The Vine and the Fish
- Author: Leise Hook
- Language: American English
- Genre: electronic literature, webcomic, creative nonfiction
- Publisher: The Believer
- Publication date: October 2020
- Publication place: United States
- Awards: The Robert Coover Award for a Work of Electronic Literature
- Website: https://www.thebeliever.net/the-vine-and-the-fish/

= The Vine and the Fish =

2020 animated web comic by Leise Hook

The Vine and the Fish is an animated web comic by the American cartoonist Leise Hook, first published in 2020 in the online magazine The Believer. It won the 2021 Robert Coover Award for a Work of Electronic Literature at the annual conference of the Electronic Literature Organization, and has been described both as a nonfiction essay and as a work of electronic literature.

== About the work ==
The Vine and the Fish is an animated web comic, where the interaction occurs by scrolling through the story. Sometimes the reader must wait for an animation to play out. David Henry Thomas Wright, a scholar and author of electronic literature, writes in a close reading of the work that the visual is primary, the literary secondary.

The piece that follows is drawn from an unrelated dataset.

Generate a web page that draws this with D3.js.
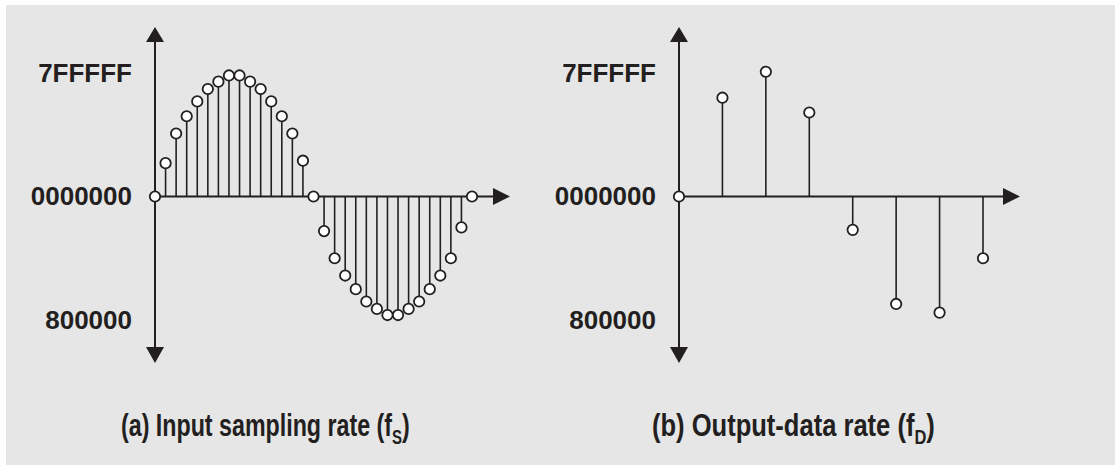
<!DOCTYPE html>
<html>
<head>
<meta charset="utf-8">
<script src="https://cdn.jsdelivr.net/npm/d3@7"></script>
<style>
  body { margin: 0; background: #fff; }
  svg { display: block; }
</style>
</head>
<body>
<div id="chart"></div>
<script>
// sample values, as a fraction of full scale (7FFFFF = 1, 800000 = -1)
const inputSamples = [0, 0.27, 0.51, 0.65, 0.77, 0.87, 0.93, 0.98, 0.98, 0.93, 0.87, 0.77, 0.65, 0.51, 0.29,
  0, -0.28, -0.50, -0.64, -0.75, -0.85, -0.91, -0.96, -0.96, -0.91, -0.85, -0.75, -0.64, -0.50, -0.25, 0];
const outputSamples = [0, 0.80, 1.01, 0.68, -0.27, -0.87, -0.94, -0.50];
const tickValues = [1, 0, -1];
const tickLabels = ["7FFFFF", "0000000", "800000"];
const panelTitles = [
  { main: "(a) Input sampling rate (f", sub: "S" },
  { main: "(b) Output-data rate (f", sub: "D" }
];

const width = 1115, height = 465;
const ink = "#231f20";

const svg = d3.select("#chart").append("svg")
  .attr("width", width)
  .attr("height", height);

svg.append("rect")
  .attr("x", 6).attr("y", 5)
  .attr("width", width - 6).attr("height", height - 5)
  .attr("fill", "#e6e6e6");

const y = d3.scaleLinear().domain([-1, 1]).range([320, 73]);

const panels = [
  { data: inputSamples, x: d3.scaleLinear().domain([0, 30]).range([155, 472]), axisEnd: 510, title: panelTitles[0], titleX: 121, titleW: 289 },
  { data: outputSamples, x: d3.scaleLinear().domain([0, 7]).range([679, 983]), axisEnd: 1020, title: panelTitles[1], titleX: 652, titleW: 283 }
];

panels.forEach(p => {
  const g = svg.append("g");
  const x0 = p.x(0), y0 = y(0);

  // y axis labels
  const yAxis = d3.axisLeft(y)
    .tickValues(tickValues)
    .tickFormat((d, i) => tickLabels[i])
    .tickSize(0)
    .tickPadding(23);
  const ax = g.append("g")
    .attr("transform", `translate(${x0},0)`)
    .call(yAxis);
  ax.select(".domain").remove();
  ax.selectAll("text")
    .attr("fill", ink)
    .style("font-family", "'Liberation Sans', Arial, sans-serif")
    .style("font-weight", "bold")
    .style("font-size", "26px");

  // vertical axis with arrows
  g.append("line")
    .attr("x1", x0).attr("x2", x0)
    .attr("y1", 40).attr("y2", 350)
    .attr("stroke", ink).attr("stroke-width", 2);
  g.append("path")
    .attr("d", `M${x0},27 L${x0 - 9},42 L${x0 + 9},42 Z`)
    .attr("fill", ink);
  g.append("path")
    .attr("d", `M${x0},363 L${x0 - 9},347 L${x0 + 9},347 Z`)
    .attr("fill", ink);

  // horizontal axis with arrow
  g.append("line")
    .attr("x1", x0).attr("x2", p.axisEnd - 16)
    .attr("y1", y0).attr("y2", y0)
    .attr("stroke", ink).attr("stroke-width", 2);
  g.append("path")
    .attr("d", `M${p.axisEnd},${y0} L${p.axisEnd - 17},${y0 - 8.5} L${p.axisEnd - 17},${y0 + 8.5} Z`)
    .attr("fill", ink);

  // stems
  g.selectAll(".stem")
    .data(p.data.map((v, i) => ({ i, v })).filter(d => d.v !== 0))
    .join("line")
    .attr("class", "stem")
    .attr("x1", d => p.x(d.i)).attr("x2", d => p.x(d.i))
    .attr("y1", y0).attr("y2", d => y(d.v))
    .attr("stroke", ink).attr("stroke-width", 1.6);

  // sample points
  g.selectAll(".pt")
    .data(p.data.map((v, i) => ({ i, v })))
    .join("circle")
    .attr("class", "pt")
    .attr("cx", d => p.x(d.i))
    .attr("cy", d => y(d.v))
    .attr("r", 5.2)
    .attr("fill", "#fff")
    .attr("stroke", ink)
    .attr("stroke-width", 1.8);

  // panel caption, squeezed to the condensed width of the original
  const t = g.append("text")
    .attr("x", 0).attr("y", 0)
    .attr("fill", ink)
    .style("font-family", "'Liberation Sans', Arial, sans-serif")
    .style("font-weight", "bold")
    .style("font-size", "31px");
  t.append("tspan").text(p.title.main);
  t.append("tspan").attr("dy", 8).style("font-size", "20px").text(p.title.sub);
  t.append("tspan").attr("dy", -8).text(")");
  const w = t.node().getBBox().width;
  t.attr("transform", `translate(${p.titleX},436) scale(${p.titleW / w},1)`);
});
</script>
</body>
</html>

It was published during the COVID-19 pandemic, and explores the author's position as an Asian in the United States during this time, when the xenophobia and fear of contagion that was often expressed as racism towards Asians and other groups. Themes include immigration, environmentalism and the harm caused by government policies. Throughout, the narrator is compared to an invasive species: Wright describes the "narrator walking  and being represented as vines, as pathogens, as lines," and how these visual representations are needed as text alone cannot express "Hook's Asian-American experience."

Liesel Hamilton described The Vine and the Fish as a nature essay that engages with political questions: "only privileged perspectives are able to maintain a separateness from nature".

== Reception ==
The work won the won the 2021 Robert Coover Award for a Work of Electronic Literature at the annual conference of the Electronic Literature Organization, and has been discussed in peer-reviewed scholarly articles.